Tornando al Piano Colao fa davvero impressione la reductio della cultura italiana a “brand”, a marchio, a prodotto di marketing che deve avere una rinfrescata (refreshing direbbe Colao) per venderlo meglio.
di Giuseppe Masala
Parliamo di Dante e Gadda, di Michelangelo, Caravaggio e Ligabue, parliamo di Macchiavelli e Gramsci, di Vico e Croce, di Verdi e Puccini. Un patrimonio che è impossibile enumerare e che è parte fondante dell’identità dell’Umanità tutta, ridotto a mera paccottiglia da vendere in una bancarella a poco prezzo. Non vale manco la pena, non vale manco la pena, insultarli.
Ma il punto è sempre lo stesso
degli economisti, dei meri ragionieri di cultura modestissima, oserei dire infima, non possono dirigere lo Stato e le sorti di un popolo secondo i loro criteri ragioneristici e pseudo aziendal-efficientisti di bassa lega. Si è dato troppo peso alla visione economicistica delle cose, peraltro con risultati drammatici, escludendo l’Humanitas e l’essenza stessa della storia, del pensiero, della creatività.
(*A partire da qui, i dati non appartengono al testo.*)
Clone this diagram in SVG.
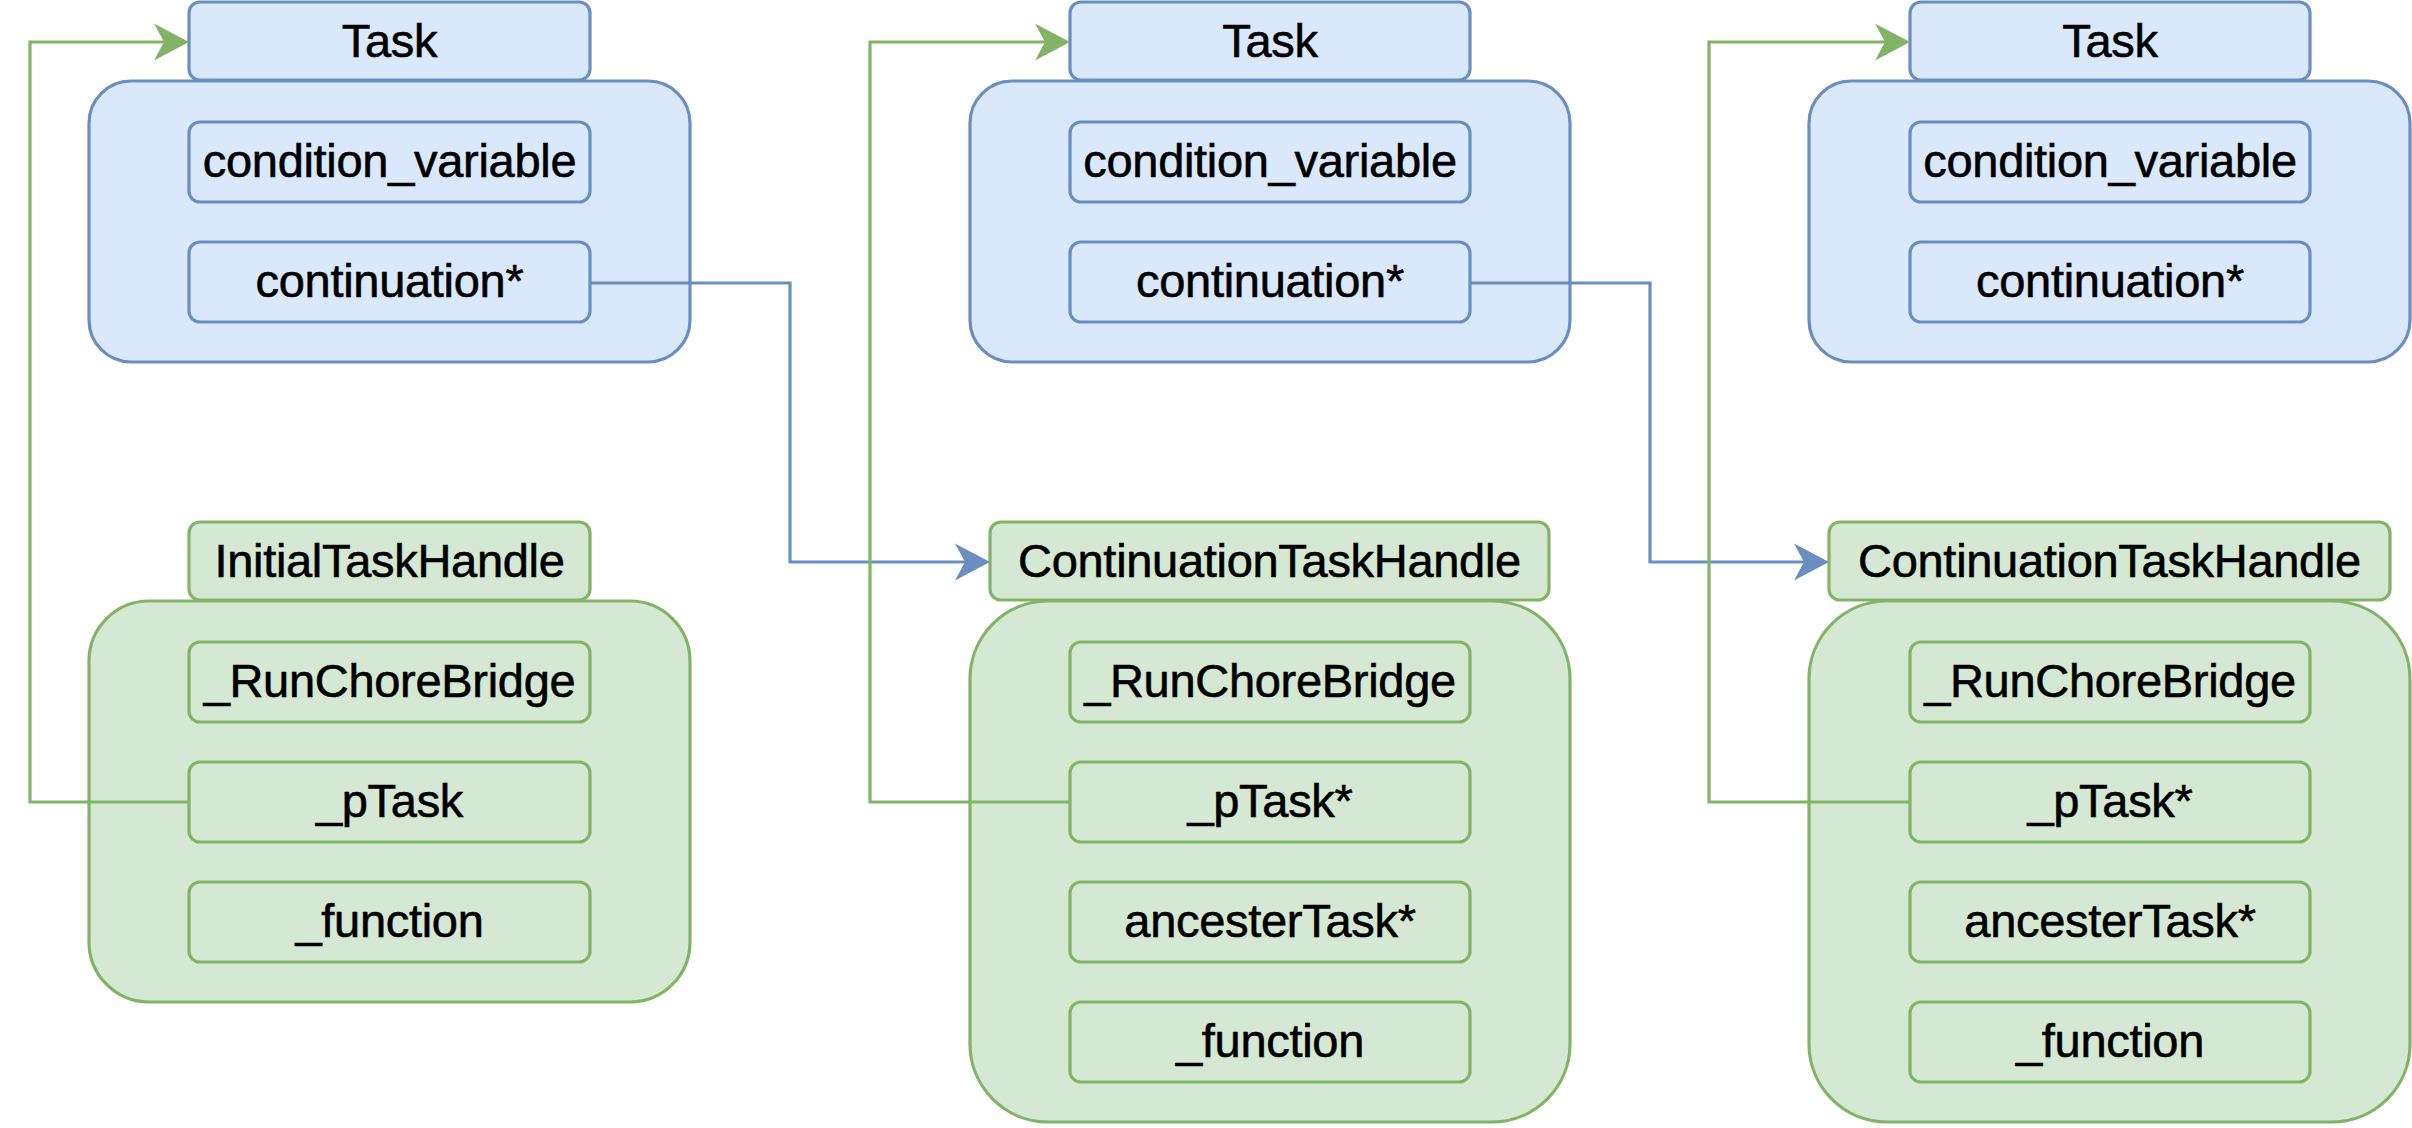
<svg xmlns="http://www.w3.org/2000/svg" width="2412" height="1128" viewBox="0 0 2412 1128">
<style>
.b{fill:#dae8fc;stroke:#6c8ebf;stroke-width:3.2}
.g{fill:#d5e8d4;stroke:#82b366;stroke-width:3.2}
.t{font-family:"Liberation Sans",Arial,Helvetica,sans-serif;font-size:47px;fill:#000;stroke:#000;stroke-width:0.6;text-anchor:middle;letter-spacing:-0.3px}
.cb{fill:none;stroke:#6c8ebf;stroke-width:3.2}
.cg{fill:none;stroke:#82b366;stroke-width:3.2}
</style>
<defs>
<marker id="ab" viewBox="-37 -20 38 40" refX="-25" refY="0" markerWidth="38" markerHeight="40" markerUnits="userSpaceOnUse" orient="auto">
<path d="M0,0 L-35,-18.5 L-25,0 L-35,18.5 Z" fill="#6c8ebf"/>
</marker>
<marker id="ag" viewBox="-37 -20 38 40" refX="-25" refY="0" markerWidth="38" markerHeight="40" markerUnits="userSpaceOnUse" orient="auto">
<path d="M0,0 L-35,-18.5 L-25,0 L-35,18.5 Z" fill="#82b366"/>
</marker>
</defs>
<rect width="2412" height="1128" fill="#ffffff"/>

<g id="task1">
<rect class="b" x="89" y="81" width="601" height="281" rx="42"/>
<rect class="b" x="189" y="2" width="401" height="78" rx="11"/>
<text class="t" x="389.5" y="57">Task</text>
<rect class="b" x="189" y="122" width="401" height="80" rx="11"/>
<text class="t" x="389.5" y="177">condition_variable</text>
<rect class="b" x="189" y="242" width="401" height="80" rx="11"/>
<text class="t" x="389.5" y="297">continuation*</text>
</g>

<g id="initialTaskHandle">
<rect class="g" x="89" y="601" width="601" height="401" rx="60"/>
<rect class="g" x="189" y="522" width="401" height="78" rx="11"/>
<text class="t" x="389.5" y="577">InitialTaskHandle</text>
<rect class="g" x="189" y="642" width="401" height="80" rx="11"/>
<text class="t" x="389.5" y="697">_RunChoreBridge</text>
<rect class="g" x="189" y="762" width="401" height="80" rx="11"/>
<text class="t" x="389.5" y="817">_pTask</text>
<rect class="g" x="189" y="882" width="401" height="80" rx="11"/>
<text class="t" x="389.5" y="937">_function</text>
</g>

<g id="task2">
<rect class="b" x="970" y="81" width="600" height="281" rx="42"/>
<rect class="b" x="1070" y="2" width="400" height="78" rx="11"/>
<text class="t" x="1270" y="57">Task</text>
<rect class="b" x="1070" y="122" width="400" height="80" rx="11"/>
<text class="t" x="1270" y="177">condition_variable</text>
<rect class="b" x="1070" y="242" width="400" height="80" rx="11"/>
<text class="t" x="1270" y="297">continuation*</text>
</g>

<g id="continuationTaskHandle1">
<rect class="g" x="970" y="601" width="600" height="521" rx="78"/>
<rect class="g" x="990" y="522" width="559" height="78" rx="11"/>
<text class="t" x="1269.5" y="577">ContinuationTaskHandle</text>
<rect class="g" x="1070" y="642" width="400" height="80" rx="11"/>
<text class="t" x="1270" y="697">_RunChoreBridge</text>
<rect class="g" x="1070" y="762" width="400" height="80" rx="11"/>
<text class="t" x="1270" y="817">_pTask*</text>
<rect class="g" x="1070" y="882" width="400" height="80" rx="11"/>
<text class="t" x="1270" y="937">ancesterTask*</text>
<rect class="g" x="1070" y="1002" width="400" height="80" rx="11"/>
<text class="t" x="1270" y="1057">_function</text>
</g>

<g id="task3">
<rect class="b" x="1809" y="81" width="601" height="281" rx="42"/>
<rect class="b" x="1910" y="2" width="400" height="78" rx="11"/>
<text class="t" x="2110" y="57">Task</text>
<rect class="b" x="1910" y="122" width="400" height="80" rx="11"/>
<text class="t" x="2110" y="177">condition_variable</text>
<rect class="b" x="1910" y="242" width="400" height="80" rx="11"/>
<text class="t" x="2110" y="297">continuation*</text>
</g>

<g id="continuationTaskHandle2">
<rect class="g" x="1809" y="601" width="601" height="521" rx="78"/>
<rect class="g" x="1829" y="522" width="561" height="78" rx="11"/>
<text class="t" x="2109.5" y="577">ContinuationTaskHandle</text>
<rect class="g" x="1910" y="642" width="400" height="80" rx="11"/>
<text class="t" x="2110" y="697">_RunChoreBridge</text>
<rect class="g" x="1910" y="762" width="400" height="80" rx="11"/>
<text class="t" x="2110" y="817">_pTask*</text>
<rect class="g" x="1910" y="882" width="400" height="80" rx="11"/>
<text class="t" x="2110" y="937">ancesterTask*</text>
<rect class="g" x="1910" y="1002" width="400" height="80" rx="11"/>
<text class="t" x="2110" y="1057">_function</text>
</g>

<g id="connectors">
<path class="cb" d="M590,283 L790,283 L790,562 L965,562" marker-end="url(#ab)"/>
<path class="cb" d="M1470,283 L1650,283 L1650,562 L1804,562" marker-end="url(#ab)"/>
<path class="cg" d="M189,802 L30,802 L30,42 L164,42" marker-end="url(#ag)"/>
<path class="cg" d="M1070,802 L870,802 L870,42 L1045,42" marker-end="url(#ag)"/>
<path class="cg" d="M1910,802 L1709,802 L1709,42 L1885,42" marker-end="url(#ag)"/>
</g>
</svg>
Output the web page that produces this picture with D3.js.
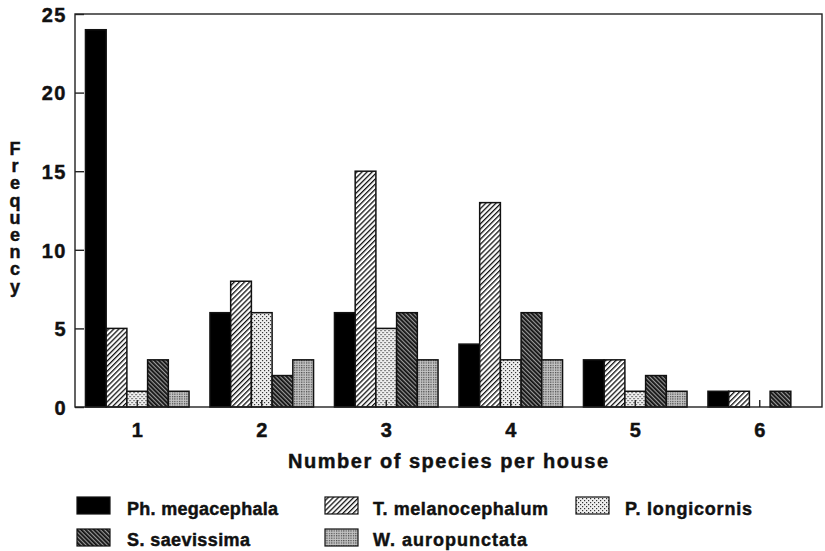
<!DOCTYPE html>
<html>
<head>
<meta charset="utf-8">
<script src="https://cdn.jsdelivr.net/npm/d3@7/dist/d3.min.js"></script>
<style>
  html, body { margin: 0; padding: 0; background: #fff; }
  svg { display: block; }
  text { font-family: "Liberation Sans", Arial, sans-serif; font-weight: bold; fill: #111; stroke: #111; stroke-width: 0.45px; }
  .vtitle { writing-mode: vertical-rl; text-orientation: upright; }
</style>
</head>
<body>
<svg id="chart" width="825" height="551"></svg>
<script>
// ---- data ----
const categories = ["1", "2", "3", "4", "5", "6"];
const seriesNames = ["Ph. megacephala", "T. melanocephalum", "P. longicornis", "S. saevissima", "W. auropunctata"];
const phMegacephala   = [24, 6, 6, 4, 3, 1];
const tMelanocephalum = [5, 8, 15, 13, 3, 1];
const pLongicornis    = [1, 6, 5, 3, 1, 0];
const sSaevissima     = [3, 2, 6, 6, 2, 1];
const wAuropunctata   = [1, 3, 3, 3, 1, 0];
const yTicks = [0, 5, 10, 15, 20, 25];
const xTitle = "Number of species per house";
const yTitle = "Frequency";

const seriesValues = [phMegacephala, tMelanocephalum, pLongicornis, sSaevissima, wAuropunctata];
const fills = ["#000", "url(#pT)", "url(#pP)", "url(#pS)", "url(#pW)"];

const svg = d3.select("#chart");
const mLeft = 75, mRight = 822, mTop = 14, mBottom = 407;

// ---- patterns ----
const defs = svg.append("defs");
const pT = defs.append("pattern").attr("id", "pT").attr("patternUnits", "userSpaceOnUse")
  .attr("width", 3.6).attr("height", 3.6).attr("patternTransform", "rotate(45)");
pT.append("rect").attr("width", 3.6).attr("height", 3.6).attr("fill", "#fff");
pT.append("rect").attr("x", 0).attr("width", 1.3).attr("height", 3.6).attr("fill", "#111");
const pS = defs.append("pattern").attr("id", "pS").attr("patternUnits", "userSpaceOnUse")
  .attr("width", 3).attr("height", 3).attr("patternTransform", "rotate(-45)");
pS.append("rect").attr("width", 3).attr("height", 3).attr("fill", "#999");
pS.append("rect").attr("x", 0).attr("width", 1.8).attr("height", 3).attr("fill", "#111");
const pP = defs.append("pattern").attr("id", "pP").attr("patternUnits", "userSpaceOnUse")
  .attr("width", 4).attr("height", 4);
pP.append("rect").attr("width", 4).attr("height", 4).attr("fill", "#efefef");
pP.append("rect").attr("x", 0).attr("y", 0).attr("width", 1.2).attr("height", 1.2).attr("fill", "#333");
pP.append("rect").attr("x", 2).attr("y", 2).attr("width", 1.2).attr("height", 1.2).attr("fill", "#333");
const pW = defs.append("pattern").attr("id", "pW").attr("patternUnits", "userSpaceOnUse")
  .attr("width", 2.4).attr("height", 2.4);
pW.append("rect").attr("width", 2.4).attr("height", 2.4).attr("fill", "#c4c4c4");
pW.append("rect").attr("x", 0).attr("y", 0).attr("width", 1.2).attr("height", 1.2).attr("fill", "#444");

// ---- scales ----
const x0 = d3.scaleBand().domain(categories).range([mLeft, mRight]).paddingInner(0.168).paddingOuter(0.084);
const x1 = d3.scaleBand().domain(d3.range(seriesNames.length)).range([0, x0.bandwidth()]);
const y = d3.scaleLinear().domain([0, 25]).range([mBottom, mTop]);

// ---- bars ----
const g = svg.append("g");
categories.forEach((c, ci) => {
  const gg = g.append("g").attr("transform", `translate(${x0(c)},0)`);
  gg.selectAll("rect").data(seriesValues.map((s, si) => ({si, v: s[ci]})).filter(d => d.v > 0))
    .join("rect")
    .attr("x", d => x1(d.si))
    .attr("y", d => y(d.v))
    .attr("width", x1.bandwidth())
    .attr("height", d => y(0) - y(d.v))
    .attr("fill", d => fills[d.si])
    .attr("stroke", "#111").attr("stroke-width", 1.5);
});

// ---- frame ----
svg.append("rect").attr("x", mLeft).attr("y", mTop).attr("width", mRight - mLeft).attr("height", mBottom - mTop)
  .attr("fill", "none").attr("stroke", "#222").attr("stroke-width", 1.4);

// ---- axes ----
const yAxis = d3.axisLeft(y).tickValues(yTicks).tickSizeInner(-9).tickSizeOuter(0).tickPadding(8);
const yg = svg.append("g").attr("transform", `translate(${mLeft},0)`).call(yAxis);
yg.select(".domain").remove();
yg.selectAll("line").attr("stroke", "#222").attr("stroke-width", 1.4);
yg.selectAll("text").attr("font-size", 20).attr("font-family", "Liberation Sans, Arial, sans-serif")
  .attr("font-weight", "bold").attr("fill", "#111").attr("letter-spacing", 1.5).attr("dy", "0.36em");

const xAxis = d3.axisBottom(x0).tickSizeInner(-7).tickSizeOuter(0).tickPadding(16);
const xg = svg.append("g").attr("transform", `translate(0,${mBottom})`).call(xAxis);
xg.select(".domain").remove();
xg.selectAll("line").attr("stroke", "#222").attr("stroke-width", 1.4);
xg.selectAll("text").attr("font-size", 20).attr("font-family", "Liberation Sans, Arial, sans-serif")
  .attr("font-weight", "bold").attr("fill", "#111");

// ---- titles ----
svg.append("text").attr("x", 288).attr("y", 468).attr("font-size", 20)
  .attr("textLength", 320).attr("lengthAdjust", "spacing").text(xTitle);

svg.append("text").attr("class", "vtitle")
  .attr("x", 15).attr("y", 139)
  .attr("font-size", 18).attr("letter-spacing", -2.8).text(yTitle);

// ---- legend ----
const legendPos = [
  {px: 77, py: 497, tx: 127, ty: 515, w: 151},
  {px: 325, py: 497, tx: 373, ty: 515, w: 175},
  {px: 576, py: 497, tx: 625, ty: 515, w: 127},
  {px: 77, py: 529, tx: 127, ty: 546, w: 123},
  {px: 325, py: 529, tx: 373, ty: 546, w: 154}
];
const lg = svg.append("g");
seriesNames.forEach((name, i) => {
  const p = legendPos[i];
  lg.append("rect").attr("x", p.px).attr("y", p.py).attr("width", 33).attr("height", 17)
    .attr("fill", fills[i]).attr("stroke", "#111").attr("stroke-width", 1.2);
  lg.append("text").attr("x", p.tx).attr("y", p.ty).attr("font-size", 18)
    .attr("textLength", p.w).attr("lengthAdjust", "spacing").text(name);
});
</script>
</body>
</html>
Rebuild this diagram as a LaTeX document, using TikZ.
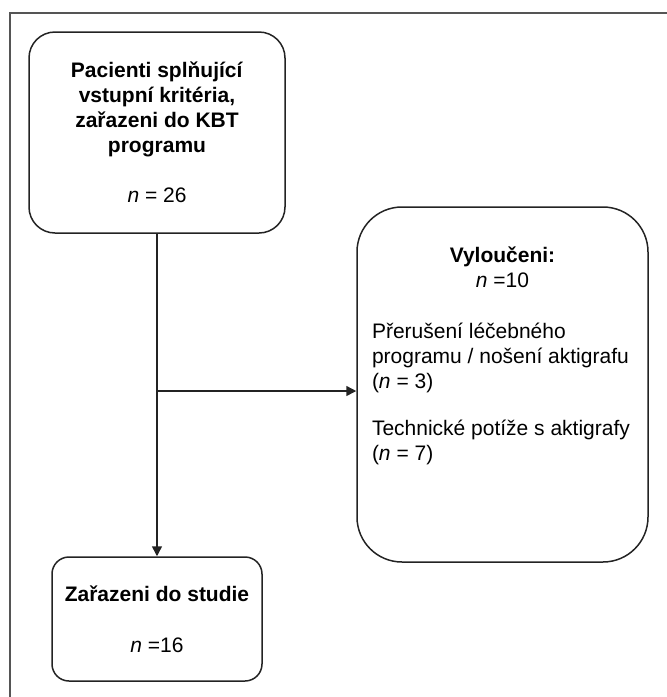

Ripeto il mio punto di vista per quanto modesto: non solo bisogna espungere le idee degli economisti dal processo delle decisioni della Polis, ma rifondare totalmente lo studio dell’Economia: cancellare le facoltà di economia che producono solo aborti di pensiero, dividere gli studi aziendali dagli studi di economia politica e mettere i primi nelle facoltà di giurisprudenza e i secondi o nelle facoltà di matematica o in quelle di filosofia. Se la crema degli economisti italiani riduce a “brand” la cultura italiana siamo caduti in un abisso senza fondo. Bisogna prenderne atto e agire.